— start of Data shown —

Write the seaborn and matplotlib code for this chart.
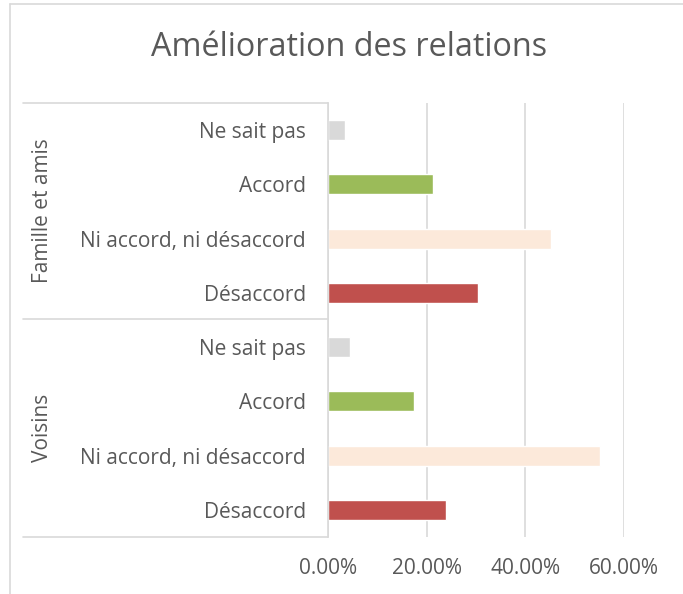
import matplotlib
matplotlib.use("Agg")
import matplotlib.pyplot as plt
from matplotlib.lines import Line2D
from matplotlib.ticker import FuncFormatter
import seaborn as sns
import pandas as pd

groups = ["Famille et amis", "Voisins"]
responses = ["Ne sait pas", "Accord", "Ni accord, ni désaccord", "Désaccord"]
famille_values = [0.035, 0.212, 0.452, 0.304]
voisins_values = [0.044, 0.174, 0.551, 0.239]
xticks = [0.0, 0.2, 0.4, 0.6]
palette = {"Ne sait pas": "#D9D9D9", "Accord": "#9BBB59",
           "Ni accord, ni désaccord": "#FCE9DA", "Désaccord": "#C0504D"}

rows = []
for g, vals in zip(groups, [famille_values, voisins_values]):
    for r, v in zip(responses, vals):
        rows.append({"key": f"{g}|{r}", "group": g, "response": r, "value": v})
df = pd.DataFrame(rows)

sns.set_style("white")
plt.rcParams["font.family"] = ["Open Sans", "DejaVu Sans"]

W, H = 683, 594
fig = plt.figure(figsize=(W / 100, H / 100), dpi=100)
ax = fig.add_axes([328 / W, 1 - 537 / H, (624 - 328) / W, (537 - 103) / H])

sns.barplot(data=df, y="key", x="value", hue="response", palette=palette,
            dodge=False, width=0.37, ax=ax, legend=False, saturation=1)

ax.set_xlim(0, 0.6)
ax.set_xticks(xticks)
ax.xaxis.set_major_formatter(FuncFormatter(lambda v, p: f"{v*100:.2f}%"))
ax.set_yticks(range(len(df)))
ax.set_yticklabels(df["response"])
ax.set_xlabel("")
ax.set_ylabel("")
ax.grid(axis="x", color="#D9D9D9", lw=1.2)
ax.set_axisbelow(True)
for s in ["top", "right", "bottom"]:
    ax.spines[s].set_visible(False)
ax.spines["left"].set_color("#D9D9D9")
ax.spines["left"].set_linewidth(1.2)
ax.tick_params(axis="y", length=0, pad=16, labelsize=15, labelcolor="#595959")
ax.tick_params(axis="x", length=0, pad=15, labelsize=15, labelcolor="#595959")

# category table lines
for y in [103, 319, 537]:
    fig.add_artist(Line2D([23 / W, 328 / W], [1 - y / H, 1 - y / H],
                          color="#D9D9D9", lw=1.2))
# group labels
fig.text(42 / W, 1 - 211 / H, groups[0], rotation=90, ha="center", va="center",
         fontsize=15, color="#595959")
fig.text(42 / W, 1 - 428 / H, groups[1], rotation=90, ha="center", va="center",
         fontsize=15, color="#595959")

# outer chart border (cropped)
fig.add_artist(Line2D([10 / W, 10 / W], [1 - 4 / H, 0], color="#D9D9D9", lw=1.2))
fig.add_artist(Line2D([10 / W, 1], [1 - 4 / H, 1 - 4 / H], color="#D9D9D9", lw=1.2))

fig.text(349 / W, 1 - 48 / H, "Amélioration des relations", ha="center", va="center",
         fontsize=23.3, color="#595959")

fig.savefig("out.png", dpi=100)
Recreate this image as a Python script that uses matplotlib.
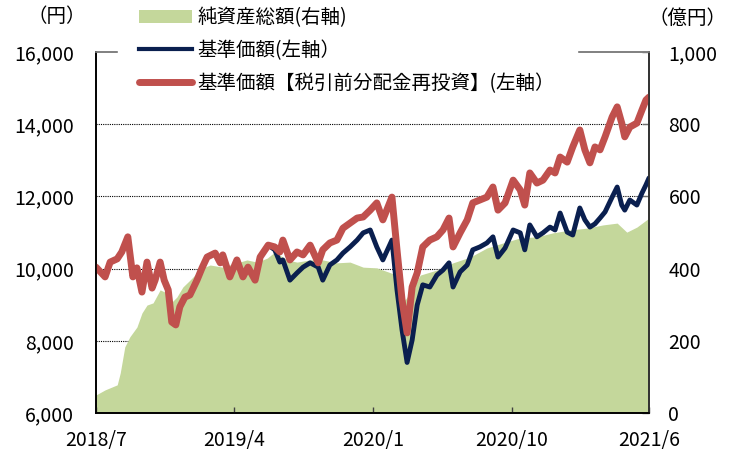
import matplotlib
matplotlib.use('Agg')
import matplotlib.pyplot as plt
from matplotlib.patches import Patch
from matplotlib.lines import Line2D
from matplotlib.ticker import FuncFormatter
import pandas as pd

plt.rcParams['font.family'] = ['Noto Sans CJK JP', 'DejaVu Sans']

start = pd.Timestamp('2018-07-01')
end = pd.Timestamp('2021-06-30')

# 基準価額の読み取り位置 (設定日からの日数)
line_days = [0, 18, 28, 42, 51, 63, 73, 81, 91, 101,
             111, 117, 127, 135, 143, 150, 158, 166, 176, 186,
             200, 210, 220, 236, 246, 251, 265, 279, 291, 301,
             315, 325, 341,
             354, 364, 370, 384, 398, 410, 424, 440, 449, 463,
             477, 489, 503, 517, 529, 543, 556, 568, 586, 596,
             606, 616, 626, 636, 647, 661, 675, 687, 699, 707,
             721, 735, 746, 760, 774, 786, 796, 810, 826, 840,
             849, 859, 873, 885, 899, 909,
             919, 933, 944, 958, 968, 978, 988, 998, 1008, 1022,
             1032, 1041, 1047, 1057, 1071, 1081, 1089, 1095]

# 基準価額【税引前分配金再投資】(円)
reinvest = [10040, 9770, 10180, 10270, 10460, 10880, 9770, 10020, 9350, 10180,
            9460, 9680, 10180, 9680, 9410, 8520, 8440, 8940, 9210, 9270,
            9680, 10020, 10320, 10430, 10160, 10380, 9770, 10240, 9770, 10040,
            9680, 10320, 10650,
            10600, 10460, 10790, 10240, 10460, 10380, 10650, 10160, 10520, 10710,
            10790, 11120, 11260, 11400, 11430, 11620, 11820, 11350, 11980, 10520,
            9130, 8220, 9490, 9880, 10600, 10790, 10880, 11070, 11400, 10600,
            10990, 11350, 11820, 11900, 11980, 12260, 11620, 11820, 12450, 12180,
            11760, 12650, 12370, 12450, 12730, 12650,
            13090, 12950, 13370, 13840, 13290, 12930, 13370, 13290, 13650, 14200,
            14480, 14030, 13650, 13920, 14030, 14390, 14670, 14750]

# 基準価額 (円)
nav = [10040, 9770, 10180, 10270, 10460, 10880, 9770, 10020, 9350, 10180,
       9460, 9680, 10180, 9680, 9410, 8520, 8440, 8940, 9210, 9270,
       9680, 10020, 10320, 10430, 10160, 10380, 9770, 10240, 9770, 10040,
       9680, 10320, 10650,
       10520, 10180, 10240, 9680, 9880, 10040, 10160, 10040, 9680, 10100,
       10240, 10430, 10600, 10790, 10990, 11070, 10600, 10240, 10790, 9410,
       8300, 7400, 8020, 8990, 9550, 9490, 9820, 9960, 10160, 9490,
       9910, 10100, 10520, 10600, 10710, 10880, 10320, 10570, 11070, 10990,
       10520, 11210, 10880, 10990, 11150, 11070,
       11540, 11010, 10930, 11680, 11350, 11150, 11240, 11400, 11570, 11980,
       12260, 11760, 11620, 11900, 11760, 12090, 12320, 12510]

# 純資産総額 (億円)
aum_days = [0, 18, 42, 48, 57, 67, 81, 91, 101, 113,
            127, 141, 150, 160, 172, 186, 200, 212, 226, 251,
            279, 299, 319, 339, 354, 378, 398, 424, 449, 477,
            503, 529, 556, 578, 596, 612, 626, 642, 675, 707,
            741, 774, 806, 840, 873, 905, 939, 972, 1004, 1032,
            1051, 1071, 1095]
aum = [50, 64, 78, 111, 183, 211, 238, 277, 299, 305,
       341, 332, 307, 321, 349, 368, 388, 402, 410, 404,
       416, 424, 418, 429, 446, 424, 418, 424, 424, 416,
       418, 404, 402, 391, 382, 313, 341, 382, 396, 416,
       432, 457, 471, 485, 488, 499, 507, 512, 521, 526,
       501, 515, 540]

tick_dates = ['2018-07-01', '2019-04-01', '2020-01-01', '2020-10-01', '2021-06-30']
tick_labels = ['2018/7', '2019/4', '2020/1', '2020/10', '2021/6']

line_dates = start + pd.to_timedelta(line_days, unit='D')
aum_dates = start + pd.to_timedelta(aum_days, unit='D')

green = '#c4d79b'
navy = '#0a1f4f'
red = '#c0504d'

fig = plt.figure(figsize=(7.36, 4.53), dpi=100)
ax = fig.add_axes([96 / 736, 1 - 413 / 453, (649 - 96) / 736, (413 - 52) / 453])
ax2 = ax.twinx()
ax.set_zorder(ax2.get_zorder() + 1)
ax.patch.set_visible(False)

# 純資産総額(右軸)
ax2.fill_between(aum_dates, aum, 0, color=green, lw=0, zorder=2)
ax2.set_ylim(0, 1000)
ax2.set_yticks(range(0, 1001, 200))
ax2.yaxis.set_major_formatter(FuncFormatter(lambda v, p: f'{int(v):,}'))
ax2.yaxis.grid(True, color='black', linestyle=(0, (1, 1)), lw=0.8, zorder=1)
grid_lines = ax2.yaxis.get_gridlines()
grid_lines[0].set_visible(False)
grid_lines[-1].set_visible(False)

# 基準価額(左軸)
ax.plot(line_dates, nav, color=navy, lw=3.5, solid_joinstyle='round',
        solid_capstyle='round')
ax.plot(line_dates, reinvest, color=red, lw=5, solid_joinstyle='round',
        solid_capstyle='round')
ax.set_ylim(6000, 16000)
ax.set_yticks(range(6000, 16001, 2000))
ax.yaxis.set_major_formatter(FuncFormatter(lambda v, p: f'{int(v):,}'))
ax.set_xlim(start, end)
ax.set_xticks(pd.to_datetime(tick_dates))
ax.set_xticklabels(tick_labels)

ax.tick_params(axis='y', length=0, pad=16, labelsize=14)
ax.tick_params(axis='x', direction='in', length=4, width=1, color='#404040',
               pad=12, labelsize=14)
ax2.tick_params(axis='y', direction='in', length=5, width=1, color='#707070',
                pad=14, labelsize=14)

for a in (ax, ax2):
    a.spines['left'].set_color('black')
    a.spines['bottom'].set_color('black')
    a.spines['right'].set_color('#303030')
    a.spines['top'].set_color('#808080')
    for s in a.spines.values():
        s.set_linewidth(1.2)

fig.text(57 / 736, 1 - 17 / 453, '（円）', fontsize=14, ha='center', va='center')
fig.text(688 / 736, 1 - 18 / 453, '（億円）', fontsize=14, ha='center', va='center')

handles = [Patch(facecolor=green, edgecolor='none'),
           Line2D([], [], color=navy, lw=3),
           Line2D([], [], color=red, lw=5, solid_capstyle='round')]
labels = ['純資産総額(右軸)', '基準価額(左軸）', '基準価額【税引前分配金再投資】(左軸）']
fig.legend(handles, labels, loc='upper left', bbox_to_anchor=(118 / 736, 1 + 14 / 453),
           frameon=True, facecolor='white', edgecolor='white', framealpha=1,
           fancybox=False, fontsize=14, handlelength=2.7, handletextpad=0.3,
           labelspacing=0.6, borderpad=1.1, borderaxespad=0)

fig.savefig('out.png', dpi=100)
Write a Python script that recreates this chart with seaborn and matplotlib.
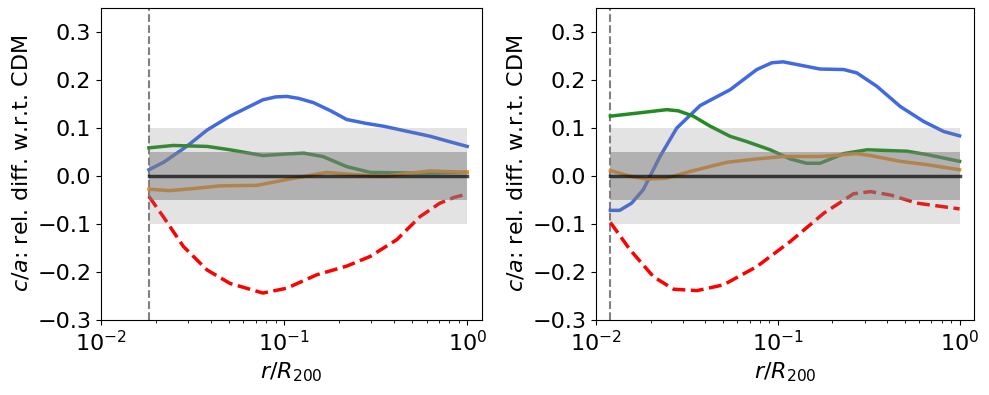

— end of Data shown —

(What you need to do): Among the records above, locate the line containing "Recreate this image" and the line containing "end = pd.Timestamp('2021-06-30')", then transcribe exactly the lines starting at the first and ending at the second, with no pictures.

(Complete answer):
Recreate this image as a Python script that uses matplotlib.
import matplotlib
matplotlib.use('Agg')
import matplotlib.pyplot as plt
from matplotlib.patches import Patch
from matplotlib.lines import Line2D
from matplotlib.ticker import FuncFormatter
import pandas as pd

plt.rcParams['font.family'] = ['Noto Sans CJK JP', 'DejaVu Sans']

start = pd.Timestamp('2018-07-01')
end = pd.Timestamp('2021-06-30')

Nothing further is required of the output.